## Data block
☆ ☆ ☆ ☆ ☆ ☆ ☆

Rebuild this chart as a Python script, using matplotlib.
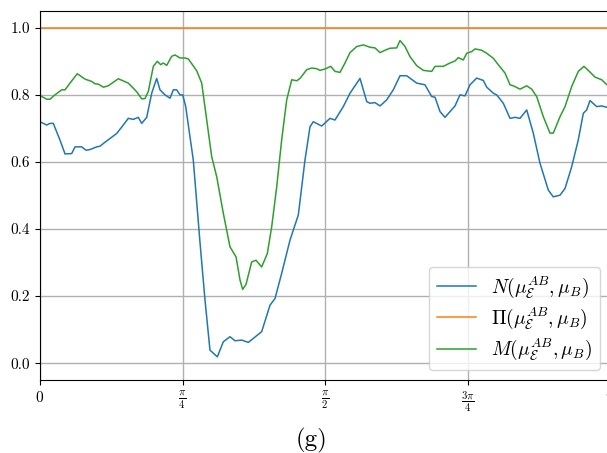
import numpy as np
import matplotlib
matplotlib.use('Agg')
import matplotlib.pyplot as plt

# Estilo tipo LaTeX
plt.rcParams['font.family'] = 'serif'
plt.rcParams['font.serif'] = ['cmr10']
plt.rcParams['mathtext.fontset'] = 'cm'
plt.rcParams['axes.formatter.use_mathtext'] = True

# x en fracciones de pi
x_n = [0, 0.0118, 0.0175, 0.0233, 0.0351, 0.0439, 0.0556, 0.0614, 0.0732, 0.0807,
       0.0877, 0.0995, 0.1053, 0.1111, 0.1346, 0.1461, 0.1549, 0.1637, 0.1725, 0.1784,
       0.1872, 0.1960, 0.2047, 0.2105, 0.2193, 0.2281, 0.2339, 0.2398, 0.2456, 0.2504,
       0.2556, 0.2689, 0.2807, 0.2895, 0.2982, 0.3111, 0.3216, 0.3333, 0.3421, 0.3539,
       0.3654, 0.3742, 0.3889, 0.4035, 0.4123, 0.4240, 0.4386, 0.4532, 0.4649, 0.4737,
       0.4795, 0.4942, 0.5088, 0.5175, 0.5321, 0.5439, 0.5614, 0.5732, 0.5789, 0.5877,
       0.5965, 0.6082, 0.6198, 0.6316, 0.6433, 0.6609, 0.6754, 0.6872, 0.6930, 0.7018,
       0.7105, 0.7281, 0.7368, 0.7456, 0.7544, 0.7661, 0.7777, 0.7837, 0.7953, 0.8012,
       0.8128, 0.8246, 0.8333, 0.8421, 0.8539, 0.8654, 0.8772, 0.8918, 0.9005, 0.9123,
       0.9211, 0.9328, 0.9444, 0.9532, 0.9591, 0.9649, 0.9767, 0.9854, 0.9947, 1.0]
N = [0.72, 0.71, 0.715, 0.715, 0.665, 0.624, 0.625, 0.645, 0.645, 0.635,
     0.637, 0.645, 0.647, 0.655, 0.685, 0.71, 0.73, 0.727, 0.733, 0.715,
     0.733, 0.805, 0.849, 0.815, 0.80, 0.79, 0.815, 0.815, 0.80, 0.80,
     0.765, 0.606, 0.36, 0.188, 0.039, 0.019, 0.064, 0.079, 0.067, 0.069,
     0.062, 0.074, 0.094, 0.173, 0.193, 0.268, 0.367, 0.442, 0.606, 0.705,
     0.72, 0.707, 0.73, 0.725, 0.765, 0.805, 0.849, 0.78, 0.775, 0.777,
     0.767, 0.785, 0.815, 0.857, 0.857, 0.835, 0.83, 0.795, 0.793, 0.75,
     0.733, 0.767, 0.80, 0.797, 0.83, 0.85, 0.843, 0.823, 0.805, 0.80,
     0.775, 0.73, 0.733, 0.73, 0.755, 0.686, 0.596, 0.516, 0.496, 0.501,
     0.521, 0.586, 0.666, 0.745, 0.755, 0.783, 0.765, 0.767, 0.763, 0.762]

x_m = [0, 0.0118, 0.0175, 0.0263, 0.0381, 0.0439, 0.0526, 0.0654, 0.0789, 0.0907,
       0.0965, 0.1023, 0.1111, 0.1198, 0.1374, 0.1549, 0.1637, 0.1707, 0.1784, 0.1842,
       0.1900, 0.1988, 0.2058, 0.2118, 0.2163, 0.2223, 0.2311, 0.2368, 0.2456, 0.2544,
       0.2602, 0.2632, 0.2749, 0.2837, 0.2925, 0.3012, 0.3100, 0.3216, 0.3333, 0.3439,
       0.3509, 0.3556, 0.3614, 0.3714, 0.3789, 0.3889, 0.3988, 0.4065, 0.4153, 0.4240,
       0.4328, 0.4416, 0.4504, 0.4561, 0.4679, 0.4767, 0.4854, 0.4912, 0.5, 0.5100,
       0.5175, 0.5263, 0.5351, 0.5439, 0.5556, 0.5672, 0.5789, 0.5877, 0.5965, 0.6053,
       0.6140, 0.6258, 0.6316, 0.6404, 0.6491, 0.6609, 0.6725, 0.6872, 0.6930, 0.7075,
       0.7193, 0.7281, 0.7339, 0.7426, 0.7486, 0.7574, 0.7632, 0.7749, 0.7837, 0.7953,
       0.8040, 0.8158, 0.8246, 0.8304, 0.8421, 0.8539, 0.8626, 0.8714, 0.8830, 0.8947,
       0.9005, 0.9123, 0.9211, 0.9328, 0.9444, 0.9544, 0.9619, 0.9737, 0.9854, 0.9947, 1.0]
M = [0.798, 0.787, 0.787, 0.80, 0.815, 0.815, 0.835, 0.863, 0.847, 0.84,
     0.833, 0.832, 0.823, 0.827, 0.848, 0.835, 0.82, 0.807, 0.788, 0.789,
     0.81, 0.885, 0.90, 0.89, 0.895, 0.888, 0.915, 0.919, 0.91, 0.91,
     0.907, 0.90, 0.872, 0.835, 0.725, 0.616, 0.556, 0.447, 0.347, 0.317,
     0.248, 0.22, 0.235, 0.302, 0.307, 0.287, 0.327, 0.407, 0.526, 0.666,
     0.785, 0.845, 0.842, 0.849, 0.875, 0.88, 0.878, 0.873, 0.877, 0.885,
     0.87, 0.867, 0.895, 0.926, 0.944, 0.949, 0.942, 0.94, 0.926, 0.933,
     0.939, 0.94, 0.962, 0.944, 0.914, 0.887, 0.873, 0.87, 0.885, 0.885,
     0.895, 0.901, 0.911, 0.904, 0.924, 0.929, 0.937, 0.933, 0.924, 0.909,
     0.89, 0.865, 0.83, 0.827, 0.817, 0.827, 0.817, 0.795, 0.735, 0.686,
     0.686, 0.735, 0.765, 0.825, 0.87, 0.885, 0.873, 0.853, 0.845, 0.83, 0.825]

x_pi = [0, 1.0]
Pi = [1.0, 1.0]

xticks = [0, 0.25, 0.5, 0.75, 1.0]
xtick_labels = [r'$0$', r'$\frac{\pi}{4}$', r'$\frac{\pi}{2}$', r'$\frac{3\pi}{4}$', r'$\pi$']
yticks = [0.0, 0.2, 0.4, 0.6, 0.8, 1.0]

fig = plt.figure(figsize=(6.07, 4.53), dpi=100)
ax = fig.add_axes([40/607, 73/453, 570/607, 369/453])

ax.plot(np.array(x_n) * np.pi, N, color='C0', lw=1.1, label=r'$N(\mu_{\mathcal{E}}^{AB},\mu_B)$')
ax.plot(np.array(x_pi) * np.pi, Pi, color='C1', lw=1.1, label=r'$\Pi(\mu_{\mathcal{E}}^{AB},\mu_B)$')
ax.plot(np.array(x_m) * np.pi, M, color='C2', lw=1.1, label=r'$M(\mu_{\mathcal{E}}^{AB},\mu_B)$')

ax.set_xlim(0, np.pi)
ax.set_ylim(-0.05, 1.05)
ax.set_xticks(np.array(xticks) * np.pi)
ax.set_xticklabels(xtick_labels)
ax.set_yticks(yticks)
ax.set_yticklabels(['%.1f' % v for v in yticks])
ax.tick_params(labelsize=11)
ax.grid(True, color='#b0b0b0', lw=1.0)
ax.legend(loc='lower right', fontsize=14, labelspacing=0.3)

fig.text(311/607, 13/453, '(g)', ha='center', va='center', fontsize=18)

fig.savefig('out.png', dpi=100)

☆ ☆ ☆ ☆ ☆ ☆ ☆

## Stated goal
Report only how many lines of the listing hold the word "matplotlib".

## Task answer
4